Factory Farming

Posted by LA_Rise89 | Nature/ Society

Today, nearing the end of March in the year 2016 we head towards new records in almost every industry and sector of the economy. Considering our earths ever-growing population, we must allow our production to grow with it, to account for all our consumers. With the population now at an astounding seven billion, we must ensure that our business’ can meet the demand of all these individuals. This means bigger factories, quicker production, and optimized efficiency. Though this business plan sounds smart and effective for mass production, what does it really mean? Sure we can create and manufacture products at record speeds, but can we ensure the integrity and reliability of our product and means of production a hundred percent of the time?
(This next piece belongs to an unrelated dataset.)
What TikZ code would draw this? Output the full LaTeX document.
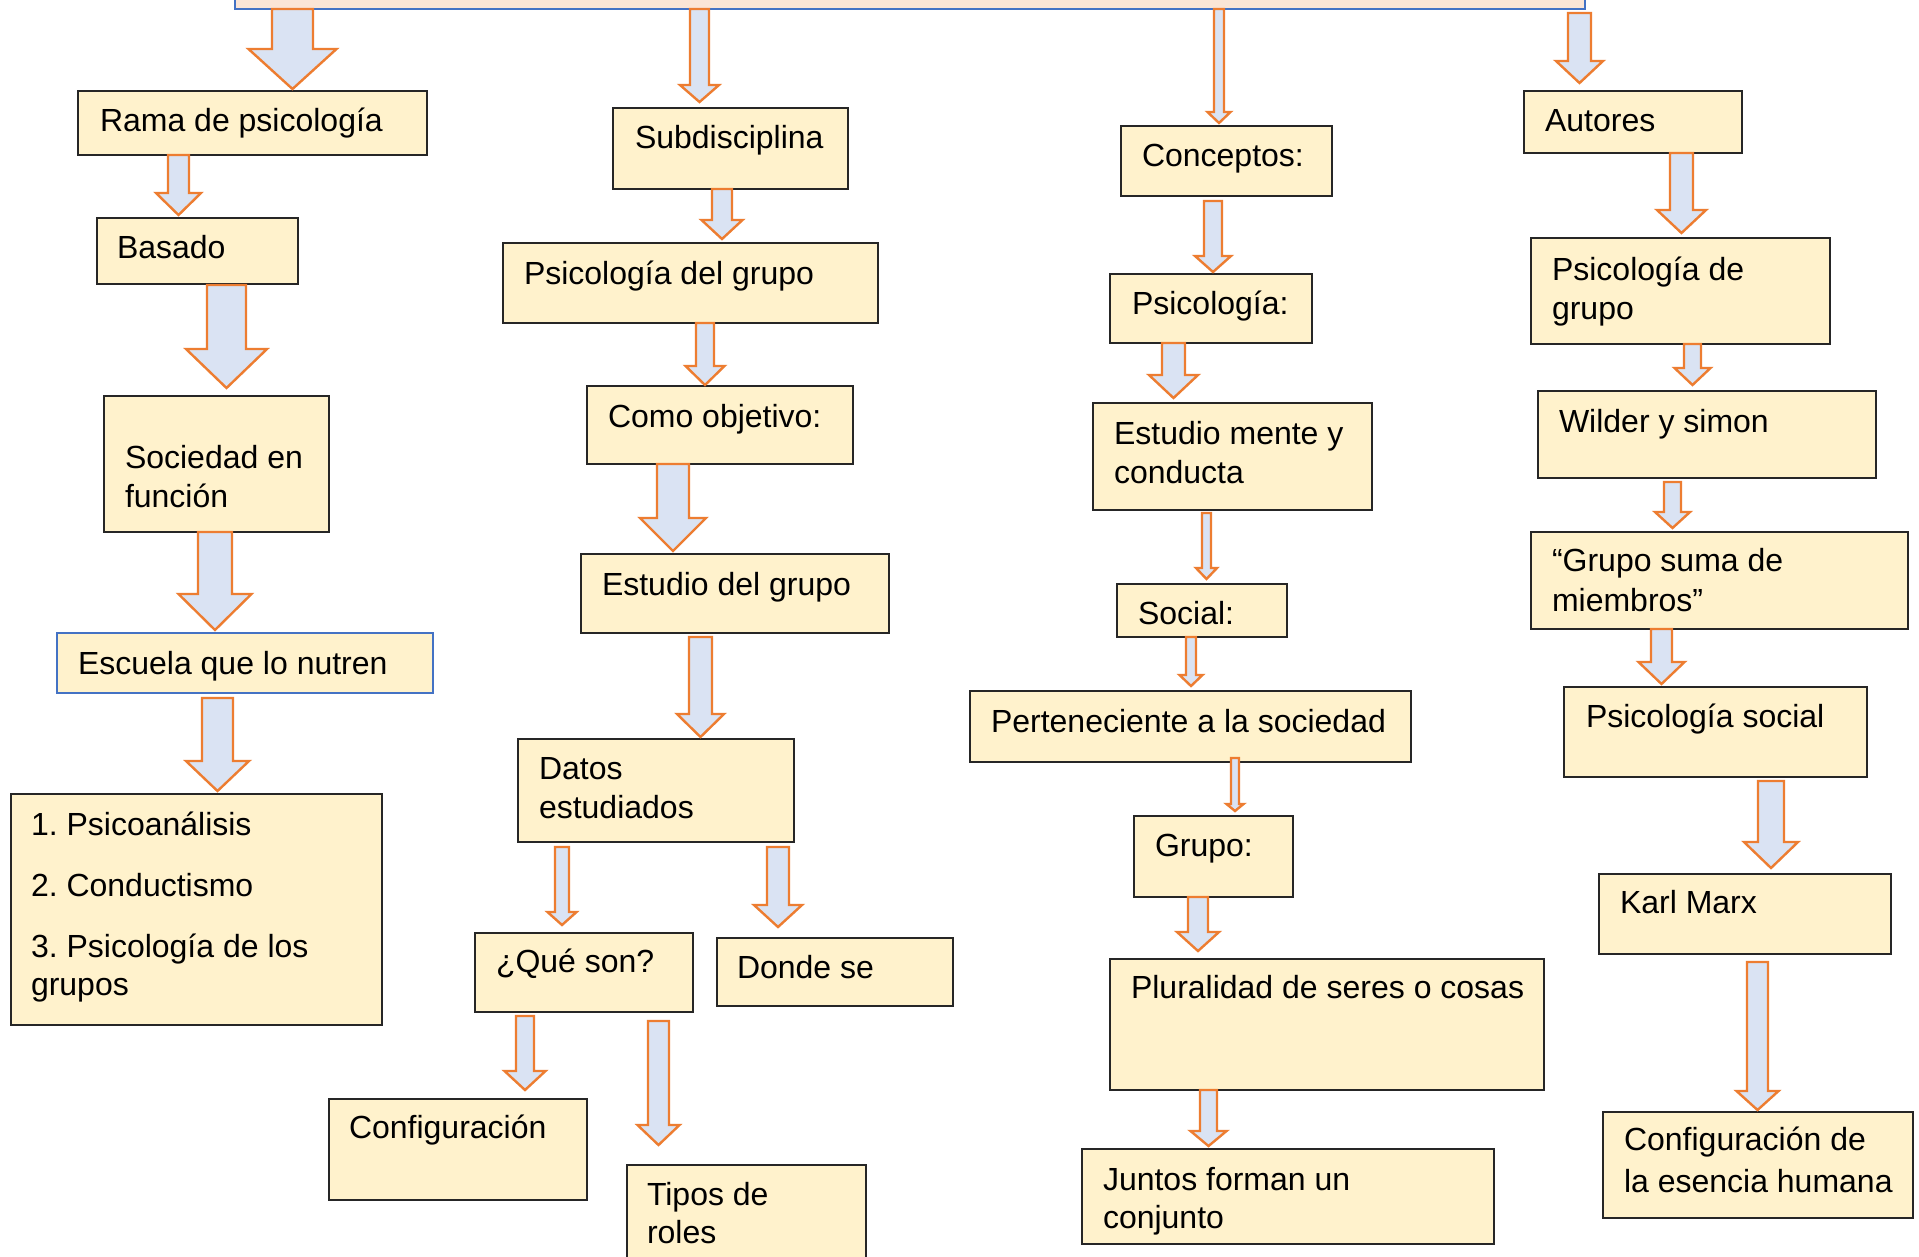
\documentclass[tikz,border=0pt]{standalone}
\usepackage{fontspec}
\setmainfont{Liberation Sans}
\frenchspacing
\definecolor{boxfill}{HTML}{FFF2CC}
\definecolor{boxline}{HTML}{262626}
\definecolor{arrfill}{HTML}{DAE3F3}
\definecolor{arrline}{HTML}{ED7D31}
\definecolor{banfill}{HTML}{FBE5D6}
\definecolor{banline}{HTML}{4472C4}
\tikzset{
  box/.style={draw=boxline, fill=boxfill, line width=1.5pt, inner sep=0pt, outer sep=0pt},
  bluebox/.style={draw=banline, fill=boxfill, line width=1.1pt, inner sep=0pt, outer sep=0pt},
  banner/.style={draw=banline, fill=banfill, line width=2.6pt, inner sep=0pt, outer sep=0pt},
  blk/.style={draw=arrline, fill=arrfill, line width=2.4pt, line join=miter},
  txt/.style={anchor=base west, inner sep=0pt, outer sep=0pt, text=black, font=\fontsize{32}{38}\selectfont}
}
% box: [style]{name}{x1}{y1}{x2}{y2}
\newcommand\bx[6][box]{%
  \pgfmathsetmacro\bw{#5-#3}\pgfmathsetmacro\bh{#6-#4}%
  \node[#1, anchor=north west, minimum width=\bw pt, minimum height=\bh pt] (#2) at (#3,#4) {};}
% text: {name}{x}{baseline}{text}
\newcommand\tx[4]{\node[txt] (#1) at (#2,#3) {#4};}
% block arrow: {cx}{shaft half}{head half}{ytop}{yhead}{ytip}
\newcommand\barr[6]{%
  \draw[blk] ({#1-#2},#4) -- ({#1-#2},#5) -- ({#1-#3},#5) -- (#1,#6) -- ({#1+#3},#5) -- ({#1+#2},#5) -- ({#1+#2},#4) -- cycle;}
\begin{document}
\begin{tikzpicture}[x=1pt,y=-1pt]
\useasboundingbox (0,0) rectangle (1919,1256);
\fill[white] (0,0) rectangle (1919,1256);
\clip (0,0) rectangle (1919,1256);
% banner
\bx[banner]{banner}{235}{-30}{1585}{9}
% column 1
\bx{rama}{78}{91}{427}{155}
\tx{rama-t}{100}{131}{Rama de psicología}
\bx{basado}{97}{218}{298}{284}
\tx{basado-t}{117}{258}{Basado}
\bx{soc}{104}{396}{329}{532}
\tx{soc-t1}{125}{468}{Sociedad en}
\tx{soc-t2}{125}{507}{función}
\bx[bluebox]{esc}{57}{633}{433}{693}
\tx{esc-t}{78}{674}{Escuela que lo nutren}
\bx{lista}{11}{794}{382}{1025}
\tx{lista-t1}{31}{835}{1. Psicoanálisis}
\tx{lista-t2}{31}{896}{2. Conductismo}
\tx{lista-t3}{31}{957}{3. Psicología de los}
\tx{lista-t4}{31}{995}{grupos}
% column 2
\bx{subd}{613}{108}{848}{189}
\tx{subd-t}{635}{148}{Subdisciplina}
\bx{psig}{503}{243}{878}{323}
\tx{psig-t}{524}{284}{Psicología del grupo}
\bx{como}{587}{386}{853}{464}
\tx{como-t}{608}{427}{Como objetivo:}
\bx{estg}{581}{554}{889}{633}
\tx{estg-t}{602}{595}{Estudio del grupo}
\bx{datos}{518}{739}{794}{842}
\tx{datos-t1}{539}{779}{Datos}
\tx{datos-t2}{539}{818}{estudiados}
\bx{que}{475}{933}{693}{1012}
\tx{que-t}{496}{972}{¿Qué son?}
\bx{donde}{717}{938}{953}{1006}
\tx{donde-t}{737}{978}{Donde se}
\bx{config}{329}{1099}{587}{1200}
\tx{config-t}{349}{1138}{Configuración}
\bx{tipos}{627}{1165}{866}{1290}
\tx{tipos-t1}{647}{1205}{Tipos de}
\tx{tipos-t2}{647}{1243}{roles}
% column 3
\bx{conc}{1121}{126}{1332}{196}
\tx{conc-t}{1142}{166}{Conceptos:}
\bx{psi}{1110}{274}{1312}{343}
\tx{psi-t}{1132}{314}{Psicología:}
\bx{emc}{1093}{403}{1372}{510}
\tx{emc-t1}{1114}{444}{Estudio mente y}
\tx{emc-t2}{1114}{483}{conducta}
\bx{social}{1117}{584}{1287}{637}
\tx{social-t}{1138}{624}{Social:}
\bx{pert}{970}{691}{1411}{762}
\tx{pert-t}{991}{732}{Perteneciente a la sociedad}
\bx{grupo}{1134}{816}{1293}{897}
\tx{grupo-t}{1155}{856}{Grupo:}
\bx{plur}{1110}{959}{1544}{1090}
\tx{plur-t}{1131}{998}{Pluralidad de seres o cosas}
\bx{juntos}{1082}{1149}{1494}{1244}
\tx{juntos-t1}{1103}{1190}{Juntos forman un}
\tx{juntos-t2}{1103}{1228}{conjunto}
% column 4
\bx{aut}{1524}{91}{1742}{153}
\tx{aut-t}{1545}{131}{Autores}
\bx{psgr}{1531}{238}{1830}{344}
\tx{psgr-t1}{1552}{280}{Psicología de}
\tx{psgr-t2}{1552}{319}{grupo}
\bx{wild}{1538}{391}{1876}{478}
\tx{wild-t}{1559}{432}{Wilder y simon}
\bx{gsuma}{1531}{532}{1908}{629}
\tx{gsuma-t1}{1552}{571}{“Grupo suma de}
\tx{gsuma-t2}{1552}{611}{miembros”}
\bx{pss}{1564}{687}{1867}{777}
\tx{pss-t}{1586}{727}{Psicología social}
\bx{karl}{1599}{874}{1891}{954}
\tx{karl-t}{1620}{913}{Karl Marx}
\bx{cesen}{1603}{1112}{1913}{1218}
\tx{cesen-t1}{1624}{1150}{Configuración de}
\tx{cesen-t2}{1624}{1192}{la esencia humana}
% block arrows, column 1
\barr{292.5}{20.5}{44}{9}{49}{89}
\barr{178.5}{10.5}{22.5}{155}{193}{215}
\barr{226.5}{19.5}{40.5}{285}{349}{388}
\barr{215}{17}{36.5}{532}{594}{630}
\barr{217.5}{15.5}{31.5}{698}{761}{791}
% column 2
\barr{699.5}{9.5}{19.5}{9}{85}{102}
\barr{722}{10}{20.5}{189}{220}{239}
\barr{705}{9}{19.5}{323}{366}{385}
\barr{673}{16}{33}{464}{518}{551}
\barr{700.5}{11.5}{23.5}{637}{714}{737}
\barr{562}{7}{14.5}{847}{912}{925}
\barr{778}{11}{24}{847}{905}{927}
\barr{525}{9}{20.5}{1016}{1071}{1090}
\barr{658.5}{10.5}{21}{1021}{1125}{1145}
% column 3
\barr{1219}{5}{11.5}{9}{112}{123}
\barr{1213}{9}{18}{201}{256}{272}
\barr{1173.5}{11.5}{24.5}{343}{375}{398}
\barr{1206.5}{4.5}{10.5}{513}{568}{579}
\barr{1191}{5}{11.5}{637}{675}{686}
\barr{1235}{4}{8.5}{758}{804}{811}
\barr{1198}{10}{21}{897}{932}{951}
\barr{1208.5}{8.5}{18}{1090}{1131}{1146}
% column 4
\barr{1579.5}{11.5}{23.5}{13}{61}{83}
\barr{1681.5}{11.5}{24.5}{153}{210}{233}
\barr{1692.5}{8.5}{18}{344}{368}{385}
\barr{1672.5}{8.5}{17.5}{482}{512}{528}
\barr{1661.5}{10.5}{23}{629}{662}{684}
\barr{1771}{13}{27}{781}{842}{868}
\barr{1757.5}{10.5}{21}{962}{1091}{1110}
\end{tikzpicture}
\end{document}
And if not, what does that mean for our farming industry?  In this post we will take look into factory farming and its effects on animal welfare, as well as the environmental harms that come along with it.
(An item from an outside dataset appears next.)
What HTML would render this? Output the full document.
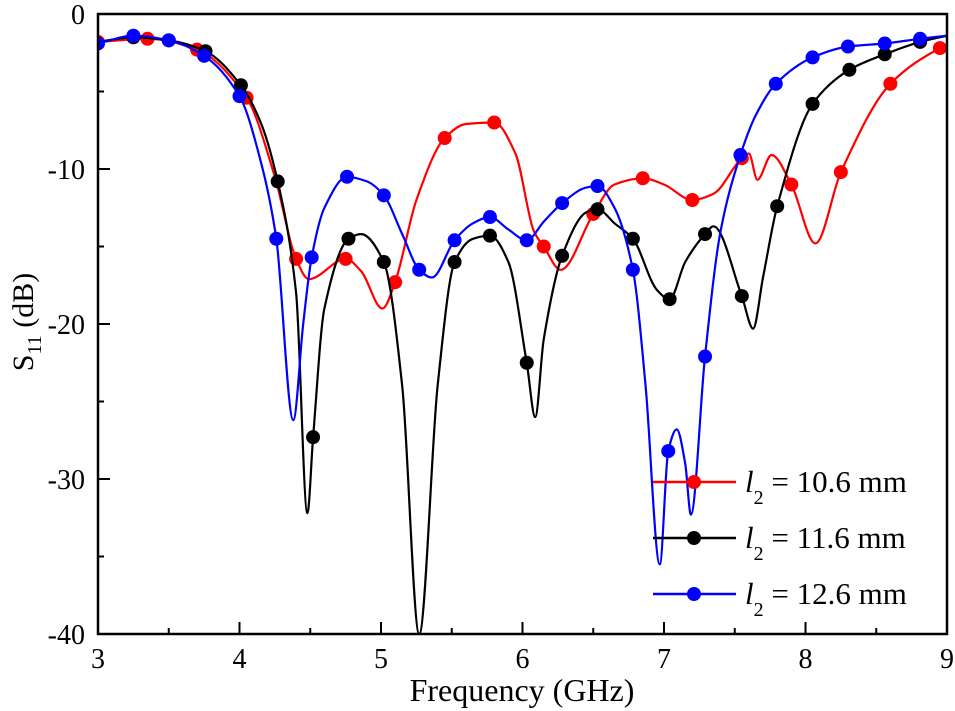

Over the past few weeks we here at Idealize LA have taken a deeper look into the ethical duty and moral obligation we as humans feel we have to the earth and its well-being. We have heard theories and pondered concepts that have been on the minds of environmentalist since the beginning of time. Recently a few of us have been reading “A Sand County Almanac” and “Into the Wild,” and contemplating the perspectives on an age-old dilemma – the frustrations of modern society, and the draw to the natural beauty found in the wild. Aldo Leopold (A Sand County Almanac) tells an endearing story and gives detailed accounts of natures simplicity along with all its overlooked complexities. The enthusiasm and devotion to nature bleeds through Leopold’s writing and gives his audience a new perspective on something we have been over-looking for far too long.  Krakauer’s Into the Wild is comparably moving but in a different light. His description of McCandless, the main character, leaves readers inspired to take a leap of faith into the unknown, but also reprehensive of what dangers may lurk outside our comfortable city dwellings. Both stories share themes of the wonderful essence of nature and its stimulation to the human complex.